The current leak, however, of classified material relating to National Security Agency tactics in intercepting conversations between people abroad and those within the United States is a vastly serious proposition that may have materially compromised investigations in progress and tipped terrorists off to our methods so that they can hide among us undetected.

This leak, far more than the Valerie Plame incident, deserves a full investigation to identify who spilled the beans and to whom and how. The consequences of this leak alone merit an independent investigation and, perhaps, a trial for treason.

Why does Bush need to use taps without warrants in the fight on terror? The answer is obvious: We often don't know who or what we are looking for.

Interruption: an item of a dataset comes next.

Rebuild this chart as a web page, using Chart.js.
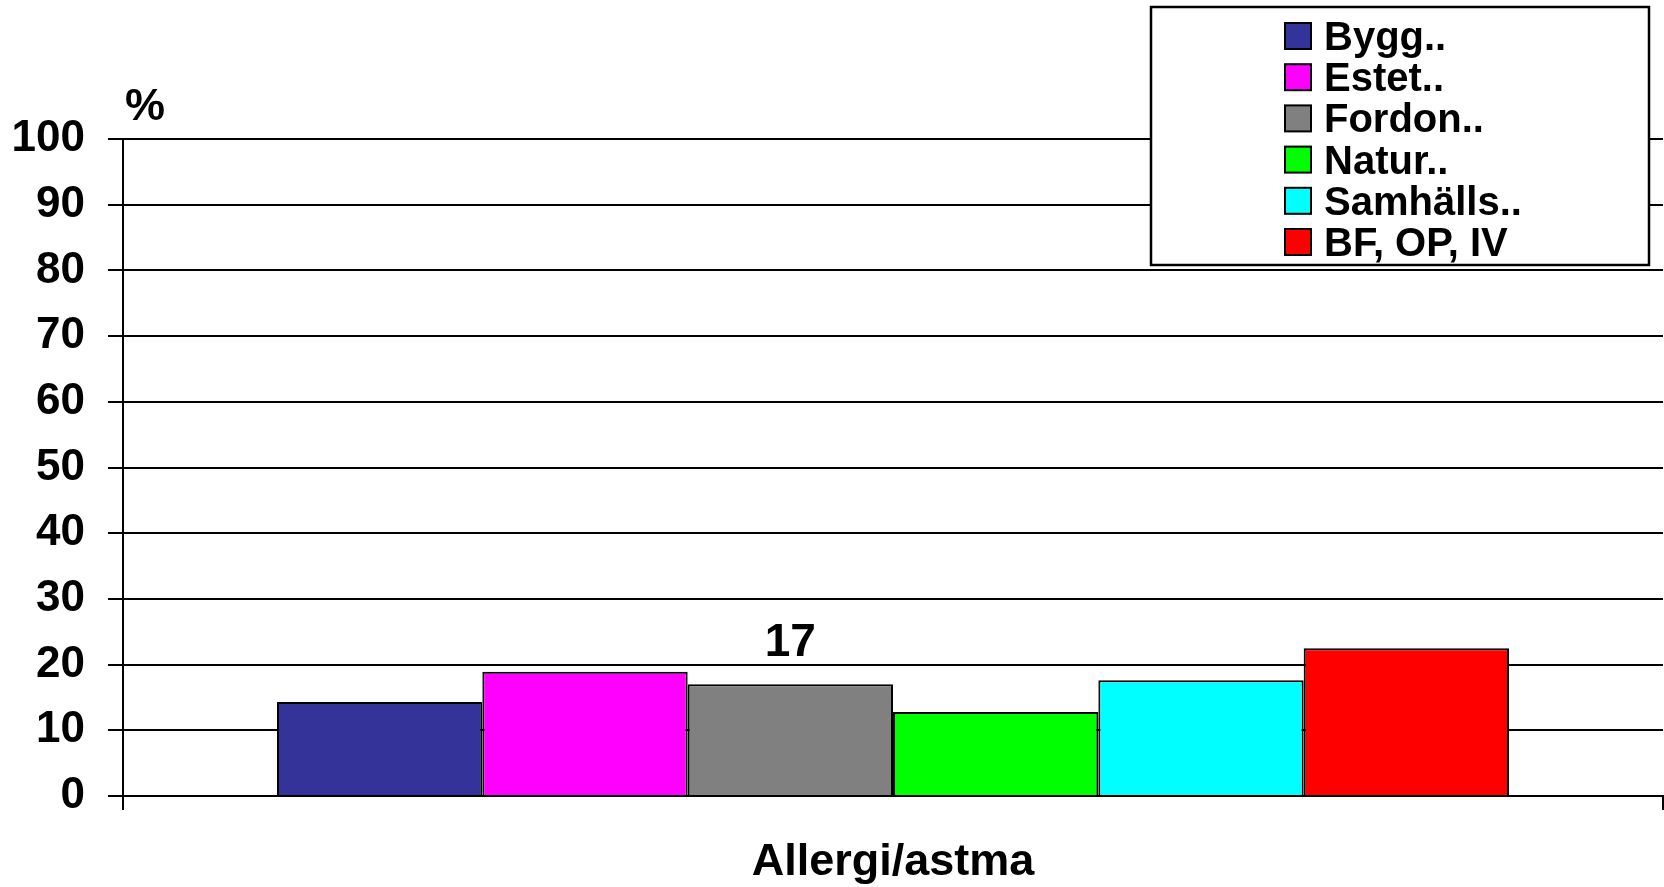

Our analysts' best hope of catching and exposing terror plots against us lies in combing the airwaves, listening for suspicious words and phrases or patterns. Unlike criminal investigations, which are deductive -- predicated on a single suspect or a number of alternative suspects -- terror investigators want to find out what is going on and only an inductive approach -- amassing lots of material and searching for patterns -- has any chance of success.

For example, in 2002 the federal government tipped off the New York City Police Department that there was a lot of chatter about the Brooklyn Bridge. The resulting police tactics stopped the attack and eventually led to the apprehension of the would-be bomber.

What warrant could the anti-terror investigators have gotten to allow such a search? They had no name, no phone numbers, no idea of what to look for. But a careful analysis of the data averted a massive tragedy.

Politically, the left is making a big mistake in focusing on the issue. Bush is well-served by bringing the terrorism debate home. Isolationists -- about 40 percent of the nation, divided between the two parties -- will not back him on a war in Iraq but sure will support him against attempts to handcuff homeland security in the name of privacy or civil liberties. By raising this issue -- and the concomitant issue of the Patriot Act renewal -- the Democrats are snatching defeat from the jaws of victory.

Iraq is a winner for the left. Homeland security is a loser.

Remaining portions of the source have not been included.